Figure scripts
□ □ □

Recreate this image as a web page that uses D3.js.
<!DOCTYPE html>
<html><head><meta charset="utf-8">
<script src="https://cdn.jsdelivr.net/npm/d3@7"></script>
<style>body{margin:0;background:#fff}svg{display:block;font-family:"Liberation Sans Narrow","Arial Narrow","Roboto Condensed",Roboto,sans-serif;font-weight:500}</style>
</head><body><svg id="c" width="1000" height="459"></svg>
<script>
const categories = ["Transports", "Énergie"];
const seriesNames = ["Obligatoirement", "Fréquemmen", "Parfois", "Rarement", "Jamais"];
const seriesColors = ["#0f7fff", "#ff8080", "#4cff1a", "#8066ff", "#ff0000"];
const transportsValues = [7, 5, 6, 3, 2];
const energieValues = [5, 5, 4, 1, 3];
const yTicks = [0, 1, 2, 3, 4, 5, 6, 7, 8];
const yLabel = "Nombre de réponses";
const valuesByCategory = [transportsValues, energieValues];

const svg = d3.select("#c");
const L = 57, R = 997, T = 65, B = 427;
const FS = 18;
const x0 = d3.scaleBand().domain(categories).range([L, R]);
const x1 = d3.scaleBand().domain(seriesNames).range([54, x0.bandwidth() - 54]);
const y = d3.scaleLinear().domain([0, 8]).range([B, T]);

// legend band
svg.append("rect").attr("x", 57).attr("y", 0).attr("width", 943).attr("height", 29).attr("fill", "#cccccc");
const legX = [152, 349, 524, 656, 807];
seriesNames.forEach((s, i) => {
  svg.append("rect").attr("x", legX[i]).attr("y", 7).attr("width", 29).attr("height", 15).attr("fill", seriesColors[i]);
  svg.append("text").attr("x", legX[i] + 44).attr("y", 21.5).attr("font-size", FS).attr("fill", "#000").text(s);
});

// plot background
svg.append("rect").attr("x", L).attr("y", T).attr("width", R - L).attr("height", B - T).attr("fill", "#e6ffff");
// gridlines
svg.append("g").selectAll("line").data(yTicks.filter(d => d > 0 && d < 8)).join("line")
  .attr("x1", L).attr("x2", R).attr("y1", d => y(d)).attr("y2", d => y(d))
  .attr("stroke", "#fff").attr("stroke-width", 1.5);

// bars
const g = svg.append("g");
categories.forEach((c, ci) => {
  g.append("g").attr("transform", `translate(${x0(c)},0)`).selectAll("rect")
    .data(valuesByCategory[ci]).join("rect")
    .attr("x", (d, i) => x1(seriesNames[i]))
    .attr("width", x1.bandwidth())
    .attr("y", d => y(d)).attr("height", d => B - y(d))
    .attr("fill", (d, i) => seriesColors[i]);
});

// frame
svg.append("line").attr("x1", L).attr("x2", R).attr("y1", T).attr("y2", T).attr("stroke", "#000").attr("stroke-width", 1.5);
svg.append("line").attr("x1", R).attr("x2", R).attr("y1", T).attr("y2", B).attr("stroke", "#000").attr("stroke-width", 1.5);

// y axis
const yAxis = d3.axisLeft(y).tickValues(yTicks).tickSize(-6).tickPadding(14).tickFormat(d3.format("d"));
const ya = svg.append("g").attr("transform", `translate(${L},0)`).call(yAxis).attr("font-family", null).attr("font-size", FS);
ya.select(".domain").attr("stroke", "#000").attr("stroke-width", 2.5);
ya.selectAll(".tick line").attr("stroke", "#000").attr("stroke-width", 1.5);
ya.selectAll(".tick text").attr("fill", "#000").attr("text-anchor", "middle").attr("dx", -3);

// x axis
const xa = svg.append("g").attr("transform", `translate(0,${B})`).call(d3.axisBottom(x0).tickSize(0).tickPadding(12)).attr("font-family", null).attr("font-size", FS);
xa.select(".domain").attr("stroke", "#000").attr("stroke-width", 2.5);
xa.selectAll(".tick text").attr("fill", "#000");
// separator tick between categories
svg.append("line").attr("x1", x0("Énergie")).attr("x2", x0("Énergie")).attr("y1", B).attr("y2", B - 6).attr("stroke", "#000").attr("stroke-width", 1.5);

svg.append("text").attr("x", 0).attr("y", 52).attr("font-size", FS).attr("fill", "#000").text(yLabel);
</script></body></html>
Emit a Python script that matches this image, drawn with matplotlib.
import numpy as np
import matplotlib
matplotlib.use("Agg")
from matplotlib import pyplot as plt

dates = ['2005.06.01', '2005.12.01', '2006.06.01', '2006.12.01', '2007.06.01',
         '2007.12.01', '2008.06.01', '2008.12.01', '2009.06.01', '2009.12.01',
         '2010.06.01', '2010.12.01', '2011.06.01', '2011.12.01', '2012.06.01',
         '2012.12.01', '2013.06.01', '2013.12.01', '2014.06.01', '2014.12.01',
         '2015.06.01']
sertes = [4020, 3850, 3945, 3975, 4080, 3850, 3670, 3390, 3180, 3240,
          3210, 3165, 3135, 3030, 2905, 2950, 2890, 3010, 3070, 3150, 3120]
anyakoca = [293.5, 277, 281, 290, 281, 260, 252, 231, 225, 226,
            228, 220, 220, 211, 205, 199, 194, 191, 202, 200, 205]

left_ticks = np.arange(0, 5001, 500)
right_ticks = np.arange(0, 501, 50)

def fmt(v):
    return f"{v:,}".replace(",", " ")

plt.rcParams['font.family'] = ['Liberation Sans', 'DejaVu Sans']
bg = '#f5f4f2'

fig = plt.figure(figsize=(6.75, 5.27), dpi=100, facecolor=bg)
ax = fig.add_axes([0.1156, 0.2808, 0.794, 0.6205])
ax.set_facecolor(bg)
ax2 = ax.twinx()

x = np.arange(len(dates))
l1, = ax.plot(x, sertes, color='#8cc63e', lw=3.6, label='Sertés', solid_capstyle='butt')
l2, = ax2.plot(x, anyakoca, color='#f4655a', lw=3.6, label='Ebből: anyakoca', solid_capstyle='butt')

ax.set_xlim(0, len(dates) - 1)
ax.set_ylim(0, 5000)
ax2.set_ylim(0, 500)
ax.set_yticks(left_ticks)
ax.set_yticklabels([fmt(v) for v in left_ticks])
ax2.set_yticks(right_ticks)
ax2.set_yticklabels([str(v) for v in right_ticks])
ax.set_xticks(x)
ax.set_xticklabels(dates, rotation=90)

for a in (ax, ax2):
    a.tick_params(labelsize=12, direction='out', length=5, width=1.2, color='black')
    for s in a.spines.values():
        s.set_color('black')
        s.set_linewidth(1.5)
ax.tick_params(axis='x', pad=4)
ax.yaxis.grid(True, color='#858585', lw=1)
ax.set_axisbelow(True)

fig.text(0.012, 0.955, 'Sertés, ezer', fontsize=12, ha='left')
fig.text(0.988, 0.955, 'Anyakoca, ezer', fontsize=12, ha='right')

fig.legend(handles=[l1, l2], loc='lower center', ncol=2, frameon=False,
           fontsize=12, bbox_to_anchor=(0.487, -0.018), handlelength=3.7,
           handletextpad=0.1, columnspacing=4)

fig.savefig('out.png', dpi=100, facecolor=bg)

□ □ □

WHAT YOU ARE ASKED TO DO
Repeat all the entries exactly as given.

COMPLETE OUTPUT
Recreate this image as a web page that uses D3.js.
<!DOCTYPE html>
<html><head><meta charset="utf-8">
<script src="https://cdn.jsdelivr.net/npm/d3@7"></script>
<style>body{margin:0;background:#fff}svg{display:block;font-family:"Liberation Sans Narrow","Arial Narrow","Roboto Condensed",Roboto,sans-serif;font-weight:500}</style>
</head><body><svg id="c" width="1000" height="459"></svg>
<script>
const categories = ["Transports", "Énergie"];
const seriesNames = ["Obligatoirement", "Fréquemmen", "Parfois", "Rarement", "Jamais"];
const seriesColors = ["#0f7fff", "#ff8080", "#4cff1a", "#8066ff", "#ff0000"];
const transportsValues = [7, 5, 6, 3, 2];
const energieValues = [5, 5, 4, 1, 3];
const yTicks = [0, 1, 2, 3, 4, 5, 6, 7, 8];
const yLabel = "Nombre de réponses";
const valuesByCategory = [transportsValues, energieValues];

const svg = d3.select("#c");
const L = 57, R = 997, T = 65, B = 427;
const FS = 18;
const x0 = d3.scaleBand().domain(categories).range([L, R]);
const x1 = d3.scaleBand().domain(seriesNames).range([54, x0.bandwidth() - 54]);
const y = d3.scaleLinear().domain([0, 8]).range([B, T]);

// legend band
svg.append("rect").attr("x", 57).attr("y", 0).attr("width", 943).attr("height", 29).attr("fill", "#cccccc");
const legX = [152, 349, 524, 656, 807];
seriesNames.forEach((s, i) => {
  svg.append("rect").attr("x", legX[i]).attr("y", 7).attr("width", 29).attr("height", 15).attr("fill", seriesColors[i]);
  svg.append("text").attr("x", legX[i] + 44).attr("y", 21.5).attr("font-size", FS).attr("fill", "#000").text(s);
});

// plot background
svg.append("rect").attr("x", L).attr("y", T).attr("width", R - L).attr("height", B - T).attr("fill", "#e6ffff");
// gridlines
svg.append("g").selectAll("line").data(yTicks.filter(d => d > 0 && d < 8)).join("line")
  .attr("x1", L).attr("x2", R).attr("y1", d => y(d)).attr("y2", d => y(d))
  .attr("stroke", "#fff").attr("stroke-width", 1.5);

// bars
const g = svg.append("g");
categories.forEach((c, ci) => {
  g.append("g").attr("transform", `translate(${x0(c)},0)`).selectAll("rect")
    .data(valuesByCategory[ci]).join("rect")
    .attr("x", (d, i) => x1(seriesNames[i]))
    .attr("width", x1.bandwidth())
    .attr("y", d => y(d)).attr("height", d => B - y(d))
    .attr("fill", (d, i) => seriesColors[i]);
});

// frame
svg.append("line").attr("x1", L).attr("x2", R).attr("y1", T).attr("y2", T).attr("stroke", "#000").attr("stroke-width", 1.5);
svg.append("line").attr("x1", R).attr("x2", R).attr("y1", T).attr("y2", B).attr("stroke", "#000").attr("stroke-width", 1.5);

// y axis
const yAxis = d3.axisLeft(y).tickValues(yTicks).tickSize(-6).tickPadding(14).tickFormat(d3.format("d"));
const ya = svg.append("g").attr("transform", `translate(${L},0)`).call(yAxis).attr("font-family", null).attr("font-size", FS);
ya.select(".domain").attr("stroke", "#000").attr("stroke-width", 2.5);
ya.selectAll(".tick line").attr("stroke", "#000").attr("stroke-width", 1.5);
ya.selectAll(".tick text").attr("fill", "#000").attr("text-anchor", "middle").attr("dx", -3);

// x axis
const xa = svg.append("g").attr("transform", `translate(0,${B})`).call(d3.axisBottom(x0).tickSize(0).tickPadding(12)).attr("font-family", null).attr("font-size", FS);
xa.select(".domain").attr("stroke", "#000").attr("stroke-width", 2.5);
xa.selectAll(".tick text").attr("fill", "#000");
// separator tick between categories
svg.append("line").attr("x1", x0("Énergie")).attr("x2", x0("Énergie")).attr("y1", B).attr("y2", B - 6).attr("stroke", "#000").attr("stroke-width", 1.5);

svg.append("text").attr("x", 0).attr("y", 52).attr("font-size", FS).attr("fill", "#000").text(yLabel);
</script></body></html>
Emit a Python script that matches this image, drawn with matplotlib.
import numpy as np
import matplotlib
matplotlib.use("Agg")
from matplotlib import pyplot as plt

dates = ['2005.06.01', '2005.12.01', '2006.06.01', '2006.12.01', '2007.06.01',
         '2007.12.01', '2008.06.01', '2008.12.01', '2009.06.01', '2009.12.01',
         '2010.06.01', '2010.12.01', '2011.06.01', '2011.12.01', '2012.06.01',
         '2012.12.01', '2013.06.01', '2013.12.01', '2014.06.01', '2014.12.01',
         '2015.06.01']
sertes = [4020, 3850, 3945, 3975, 4080, 3850, 3670, 3390, 3180, 3240,
          3210, 3165, 3135, 3030, 2905, 2950, 2890, 3010, 3070, 3150, 3120]
anyakoca = [293.5, 277, 281, 290, 281, 260, 252, 231, 225, 226,
            228, 220, 220, 211, 205, 199, 194, 191, 202, 200, 205]

left_ticks = np.arange(0, 5001, 500)
right_ticks = np.arange(0, 501, 50)

def fmt(v):
    return f"{v:,}".replace(",", " ")

plt.rcParams['font.family'] = ['Liberation Sans', 'DejaVu Sans']
bg = '#f5f4f2'

fig = plt.figure(figsize=(6.75, 5.27), dpi=100, facecolor=bg)
ax = fig.add_axes([0.1156, 0.2808, 0.794, 0.6205])
ax.set_facecolor(bg)
ax2 = ax.twinx()

x = np.arange(len(dates))
l1, = ax.plot(x, sertes, color='#8cc63e', lw=3.6, label='Sertés', solid_capstyle='butt')
l2, = ax2.plot(x, anyakoca, color='#f4655a', lw=3.6, label='Ebből: anyakoca', solid_capstyle='butt')

ax.set_xlim(0, len(dates) - 1)
ax.set_ylim(0, 5000)
ax2.set_ylim(0, 500)
ax.set_yticks(left_ticks)
ax.set_yticklabels([fmt(v) for v in left_ticks])
ax2.set_yticks(right_ticks)
ax2.set_yticklabels([str(v) for v in right_ticks])
ax.set_xticks(x)
ax.set_xticklabels(dates, rotation=90)

for a in (ax, ax2):
    a.tick_params(labelsize=12, direction='out', length=5, width=1.2, color='black')
    for s in a.spines.values():
        s.set_color('black')
        s.set_linewidth(1.5)
ax.tick_params(axis='x', pad=4)
ax.yaxis.grid(True, color='#858585', lw=1)
ax.set_axisbelow(True)

fig.text(0.012, 0.955, 'Sertés, ezer', fontsize=12, ha='left')
fig.text(0.988, 0.955, 'Anyakoca, ezer', fontsize=12, ha='right')

fig.legend(handles=[l1, l2], loc='lower center', ncol=2, frameon=False,
           fontsize=12, bbox_to_anchor=(0.487, -0.018), handlelength=3.7,
           handletextpad=0.1, columnspacing=4)

fig.savefig('out.png', dpi=100, facecolor=bg)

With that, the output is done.